Maybe mobiles will be different because of greater numbers though.
Agree, that is why next week in part two of this series, I will look at platform share and show why it won’t be like the 90’s when Windows had 98% of the market. I will show why all three and perhaps a fourth will have a healthy share. I’ll actually be surprised if in 5 years any one OS in mobile has more than 50% share. I could be wrong but I don’t think so.
The biggest fallacy of the Microsoft owned the PC market due to it’s licensing (and many vendors) vs Apple’s single brand strategy does not really acknowledge is that it was IBM that built the Intel based DOS > Widows PC in to a dominate position not Microsoft.
The market is very different and the issue is not that the market is mature, and there is not IBM in the market place that customers needed to validate the market.
again for the time being I am breaking up hardware from software or platform. You are correct though and honestly “for the time being” I think we can make the case that Apple is the new IBM. They are the trusted source helping not only mature the industry but the product life cycle.
Recalling the statement that IT wouldn’t buy anything other than IBM for fear that they would get in trouble simply because the brand and products were so trustworthy. I see the same consumer mentality in Apple customers. Only it may not stay that way forever due to market maturity and fragmentation.
Just thinking out loud of course.
How is the next 25+ years about bringing computing to the masses? Lots of people had computers in their homes in the 1980s.
That was a very small part of the market and mostly US during that time period. There are still many, many, billions of people who still don’t have computers of any kind. Smartphones, tablets, PC’s, connected TV’s etc will all start getting to billions of people for the first times and then some over the next 25+ years.
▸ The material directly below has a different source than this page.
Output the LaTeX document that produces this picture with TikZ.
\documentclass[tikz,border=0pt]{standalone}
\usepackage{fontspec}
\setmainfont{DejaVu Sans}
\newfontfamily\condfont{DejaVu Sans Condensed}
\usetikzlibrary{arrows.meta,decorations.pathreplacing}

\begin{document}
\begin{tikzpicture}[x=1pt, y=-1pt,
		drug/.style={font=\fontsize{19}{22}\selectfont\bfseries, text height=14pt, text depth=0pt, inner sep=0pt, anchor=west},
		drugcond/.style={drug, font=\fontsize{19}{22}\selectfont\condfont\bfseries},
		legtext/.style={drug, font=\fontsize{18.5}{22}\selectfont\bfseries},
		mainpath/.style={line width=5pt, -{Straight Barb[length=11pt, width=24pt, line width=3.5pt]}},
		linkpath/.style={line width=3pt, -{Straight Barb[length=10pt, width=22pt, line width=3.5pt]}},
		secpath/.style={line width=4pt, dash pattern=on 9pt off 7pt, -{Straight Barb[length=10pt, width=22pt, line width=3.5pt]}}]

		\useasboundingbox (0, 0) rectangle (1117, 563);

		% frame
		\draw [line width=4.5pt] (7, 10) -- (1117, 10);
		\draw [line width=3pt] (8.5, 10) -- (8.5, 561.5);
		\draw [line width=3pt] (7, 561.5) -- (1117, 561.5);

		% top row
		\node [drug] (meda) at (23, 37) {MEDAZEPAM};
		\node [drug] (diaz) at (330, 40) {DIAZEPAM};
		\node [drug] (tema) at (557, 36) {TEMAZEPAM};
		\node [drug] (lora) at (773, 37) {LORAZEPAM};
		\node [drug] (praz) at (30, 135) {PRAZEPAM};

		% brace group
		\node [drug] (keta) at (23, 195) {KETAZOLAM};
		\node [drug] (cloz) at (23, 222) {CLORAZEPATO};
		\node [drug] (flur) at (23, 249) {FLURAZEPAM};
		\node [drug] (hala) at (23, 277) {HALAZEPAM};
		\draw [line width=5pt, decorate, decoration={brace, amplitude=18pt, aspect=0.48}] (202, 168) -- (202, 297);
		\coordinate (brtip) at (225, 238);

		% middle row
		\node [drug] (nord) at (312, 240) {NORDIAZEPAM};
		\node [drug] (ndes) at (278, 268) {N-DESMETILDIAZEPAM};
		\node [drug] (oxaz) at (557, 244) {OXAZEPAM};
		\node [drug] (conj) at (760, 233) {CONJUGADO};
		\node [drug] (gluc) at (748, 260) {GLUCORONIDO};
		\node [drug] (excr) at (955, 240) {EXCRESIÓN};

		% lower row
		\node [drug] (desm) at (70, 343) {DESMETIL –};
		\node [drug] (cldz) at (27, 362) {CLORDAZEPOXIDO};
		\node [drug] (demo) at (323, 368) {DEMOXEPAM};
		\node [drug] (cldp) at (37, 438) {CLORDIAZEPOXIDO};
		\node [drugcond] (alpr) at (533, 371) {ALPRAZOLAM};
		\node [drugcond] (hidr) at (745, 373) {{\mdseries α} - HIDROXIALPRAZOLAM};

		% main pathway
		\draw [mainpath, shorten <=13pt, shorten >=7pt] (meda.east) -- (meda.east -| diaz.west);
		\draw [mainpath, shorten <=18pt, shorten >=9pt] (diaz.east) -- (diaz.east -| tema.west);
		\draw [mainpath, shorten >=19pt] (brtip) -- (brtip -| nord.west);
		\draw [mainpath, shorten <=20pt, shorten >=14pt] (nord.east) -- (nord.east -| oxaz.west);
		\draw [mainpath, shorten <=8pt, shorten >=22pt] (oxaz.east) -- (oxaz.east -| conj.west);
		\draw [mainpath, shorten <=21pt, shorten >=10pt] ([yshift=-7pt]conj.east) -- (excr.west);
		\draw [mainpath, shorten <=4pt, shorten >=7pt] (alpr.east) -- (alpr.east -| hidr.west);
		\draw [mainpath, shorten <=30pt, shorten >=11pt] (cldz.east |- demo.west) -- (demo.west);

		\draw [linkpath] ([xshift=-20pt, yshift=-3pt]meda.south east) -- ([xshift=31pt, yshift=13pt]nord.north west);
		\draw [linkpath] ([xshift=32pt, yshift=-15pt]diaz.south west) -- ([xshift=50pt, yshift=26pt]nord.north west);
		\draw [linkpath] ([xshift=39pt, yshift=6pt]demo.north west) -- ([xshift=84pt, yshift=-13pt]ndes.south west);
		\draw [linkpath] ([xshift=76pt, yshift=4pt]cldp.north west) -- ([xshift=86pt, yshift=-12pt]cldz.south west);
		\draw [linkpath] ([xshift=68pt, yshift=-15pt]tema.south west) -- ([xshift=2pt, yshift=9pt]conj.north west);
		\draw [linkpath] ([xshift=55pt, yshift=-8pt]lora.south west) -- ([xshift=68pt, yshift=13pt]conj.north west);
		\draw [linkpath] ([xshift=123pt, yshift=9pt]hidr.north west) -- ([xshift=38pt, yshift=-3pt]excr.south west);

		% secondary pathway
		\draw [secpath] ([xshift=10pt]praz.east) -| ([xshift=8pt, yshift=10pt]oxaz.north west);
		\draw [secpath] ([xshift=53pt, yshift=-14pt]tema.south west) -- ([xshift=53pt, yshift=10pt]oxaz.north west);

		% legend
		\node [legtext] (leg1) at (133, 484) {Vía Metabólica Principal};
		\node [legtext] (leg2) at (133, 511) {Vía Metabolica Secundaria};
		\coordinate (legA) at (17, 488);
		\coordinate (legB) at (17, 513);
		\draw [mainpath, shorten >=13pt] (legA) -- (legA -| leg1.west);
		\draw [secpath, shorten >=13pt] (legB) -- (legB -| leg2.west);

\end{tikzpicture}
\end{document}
We still have a long long way to go.
Appreciated. Thanks.
“First of all this industry (the computer industry), quite frankly, is not old enough to assume that history is cyclical. In fact, the majority of this industry’s computing history has been in the enterprise. Only in the past 5 years or so, I would argue, have we moved to a mature consumer market in personal computers.”
That’s one of the smartest things I’ve seen written by any blogger, analyst, or commentator to date.
Joe
Thanks Joe!
Compelling piece – congratulations! One important difference between autos and PCs/phones is the time in market maturity at which China became the number one consuming geography of the “device” (now true in both PCs and smartphones). I expect we will see competitive forces swing to the experiential demands of a Chinese consumer more dramatically than in the automobile industry. Thoughts?
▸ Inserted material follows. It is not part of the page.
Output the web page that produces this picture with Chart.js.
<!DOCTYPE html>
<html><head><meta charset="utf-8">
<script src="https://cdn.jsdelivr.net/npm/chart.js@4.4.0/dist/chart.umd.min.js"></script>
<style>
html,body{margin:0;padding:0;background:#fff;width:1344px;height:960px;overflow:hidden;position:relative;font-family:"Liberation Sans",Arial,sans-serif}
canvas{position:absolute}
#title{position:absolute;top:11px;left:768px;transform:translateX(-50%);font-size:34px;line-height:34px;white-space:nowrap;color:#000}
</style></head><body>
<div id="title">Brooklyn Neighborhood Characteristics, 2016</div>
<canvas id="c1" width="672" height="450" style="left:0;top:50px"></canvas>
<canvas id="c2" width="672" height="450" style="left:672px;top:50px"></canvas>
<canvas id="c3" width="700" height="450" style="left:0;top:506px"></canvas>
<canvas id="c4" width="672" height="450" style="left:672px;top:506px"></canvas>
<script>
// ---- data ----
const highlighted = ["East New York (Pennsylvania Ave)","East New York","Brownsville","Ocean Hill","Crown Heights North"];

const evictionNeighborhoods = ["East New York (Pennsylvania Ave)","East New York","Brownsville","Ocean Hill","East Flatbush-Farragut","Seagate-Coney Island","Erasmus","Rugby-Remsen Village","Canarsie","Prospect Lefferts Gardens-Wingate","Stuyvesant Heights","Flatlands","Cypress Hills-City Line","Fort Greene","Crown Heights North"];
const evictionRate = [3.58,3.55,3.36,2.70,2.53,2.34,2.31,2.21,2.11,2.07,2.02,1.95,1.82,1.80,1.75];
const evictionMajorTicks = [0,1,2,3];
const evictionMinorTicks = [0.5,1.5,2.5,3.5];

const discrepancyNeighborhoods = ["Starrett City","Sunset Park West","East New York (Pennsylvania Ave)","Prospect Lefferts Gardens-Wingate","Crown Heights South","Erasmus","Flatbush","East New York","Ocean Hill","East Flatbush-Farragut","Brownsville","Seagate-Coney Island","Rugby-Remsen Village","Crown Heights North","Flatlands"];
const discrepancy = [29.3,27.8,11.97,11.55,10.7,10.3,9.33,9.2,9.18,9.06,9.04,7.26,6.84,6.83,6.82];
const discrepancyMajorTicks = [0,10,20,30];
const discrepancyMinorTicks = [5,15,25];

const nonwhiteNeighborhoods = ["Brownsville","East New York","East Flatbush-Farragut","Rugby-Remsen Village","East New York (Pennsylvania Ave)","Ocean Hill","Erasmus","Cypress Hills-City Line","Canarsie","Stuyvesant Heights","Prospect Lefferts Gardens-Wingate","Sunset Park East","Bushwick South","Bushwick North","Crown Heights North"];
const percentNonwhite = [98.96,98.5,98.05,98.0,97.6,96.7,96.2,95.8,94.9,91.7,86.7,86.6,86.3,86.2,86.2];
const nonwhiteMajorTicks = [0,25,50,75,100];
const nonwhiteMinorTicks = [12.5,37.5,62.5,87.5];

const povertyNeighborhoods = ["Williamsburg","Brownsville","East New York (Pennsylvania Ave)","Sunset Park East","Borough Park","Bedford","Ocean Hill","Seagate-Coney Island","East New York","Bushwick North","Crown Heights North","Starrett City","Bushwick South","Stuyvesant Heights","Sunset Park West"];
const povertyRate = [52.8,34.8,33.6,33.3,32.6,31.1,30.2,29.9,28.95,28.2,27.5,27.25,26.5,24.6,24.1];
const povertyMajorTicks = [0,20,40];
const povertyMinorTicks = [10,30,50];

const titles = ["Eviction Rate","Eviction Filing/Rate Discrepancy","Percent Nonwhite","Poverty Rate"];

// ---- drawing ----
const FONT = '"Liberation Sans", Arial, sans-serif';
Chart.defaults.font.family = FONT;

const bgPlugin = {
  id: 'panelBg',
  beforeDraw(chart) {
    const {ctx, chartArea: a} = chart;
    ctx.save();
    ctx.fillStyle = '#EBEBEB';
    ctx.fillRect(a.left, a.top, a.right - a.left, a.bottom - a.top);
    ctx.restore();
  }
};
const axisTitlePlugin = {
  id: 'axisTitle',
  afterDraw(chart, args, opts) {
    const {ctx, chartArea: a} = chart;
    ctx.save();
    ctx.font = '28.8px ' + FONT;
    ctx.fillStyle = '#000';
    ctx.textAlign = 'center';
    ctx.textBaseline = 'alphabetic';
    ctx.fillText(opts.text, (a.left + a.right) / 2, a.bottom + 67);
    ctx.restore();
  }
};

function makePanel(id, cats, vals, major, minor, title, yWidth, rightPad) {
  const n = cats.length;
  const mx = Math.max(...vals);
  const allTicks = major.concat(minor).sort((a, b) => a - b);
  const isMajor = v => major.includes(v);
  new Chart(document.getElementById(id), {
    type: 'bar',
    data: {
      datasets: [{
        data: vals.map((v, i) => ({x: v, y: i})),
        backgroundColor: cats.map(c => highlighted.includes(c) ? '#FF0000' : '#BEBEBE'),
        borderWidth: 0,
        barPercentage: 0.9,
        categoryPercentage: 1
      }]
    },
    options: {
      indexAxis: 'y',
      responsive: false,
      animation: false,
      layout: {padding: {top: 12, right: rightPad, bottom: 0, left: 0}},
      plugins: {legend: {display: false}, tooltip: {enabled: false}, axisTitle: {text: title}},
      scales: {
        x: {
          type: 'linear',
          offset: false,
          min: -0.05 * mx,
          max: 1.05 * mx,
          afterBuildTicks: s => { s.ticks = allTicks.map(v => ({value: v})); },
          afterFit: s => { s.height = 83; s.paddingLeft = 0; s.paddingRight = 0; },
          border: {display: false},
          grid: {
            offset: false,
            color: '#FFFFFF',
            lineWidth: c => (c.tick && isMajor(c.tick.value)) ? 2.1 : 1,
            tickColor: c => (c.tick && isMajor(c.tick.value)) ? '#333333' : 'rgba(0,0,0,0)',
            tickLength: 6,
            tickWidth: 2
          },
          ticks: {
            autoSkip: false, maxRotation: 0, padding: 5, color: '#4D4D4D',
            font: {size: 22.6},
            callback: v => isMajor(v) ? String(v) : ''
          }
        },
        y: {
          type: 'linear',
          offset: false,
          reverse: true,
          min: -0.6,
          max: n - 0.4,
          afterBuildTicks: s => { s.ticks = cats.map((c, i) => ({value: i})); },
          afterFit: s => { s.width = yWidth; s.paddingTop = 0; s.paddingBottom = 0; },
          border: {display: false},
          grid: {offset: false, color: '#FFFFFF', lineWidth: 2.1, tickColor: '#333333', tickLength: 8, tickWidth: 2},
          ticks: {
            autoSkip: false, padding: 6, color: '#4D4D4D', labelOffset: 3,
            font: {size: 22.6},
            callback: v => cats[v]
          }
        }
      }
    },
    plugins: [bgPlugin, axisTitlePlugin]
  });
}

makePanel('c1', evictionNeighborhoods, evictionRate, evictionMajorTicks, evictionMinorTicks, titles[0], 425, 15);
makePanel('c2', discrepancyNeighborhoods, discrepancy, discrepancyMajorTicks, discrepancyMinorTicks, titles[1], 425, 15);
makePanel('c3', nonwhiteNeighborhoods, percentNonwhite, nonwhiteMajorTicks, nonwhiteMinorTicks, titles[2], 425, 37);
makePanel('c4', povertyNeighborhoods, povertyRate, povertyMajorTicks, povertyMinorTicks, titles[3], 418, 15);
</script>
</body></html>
The past two years I have been studying China in depth. Although I point out parallels in autos and PC there are also differences. One of the things that I am noticing is that just as fragmented are US consumers and their mentality / personal preferences, so will be the Chinese. To be honest their interests may be very different.
What may end up happening is that vendors have regional strategies with their product portfolios. This would mean a slightly more complex supply chain but to cater to the unique needs of each region this may be necessary.
Basically what I am saying is that it is possible that the same product won’t work in every region. We will see how it plays out but Asia will be the largest market for consumer electronics by at least double. It will just take a little longer to mature.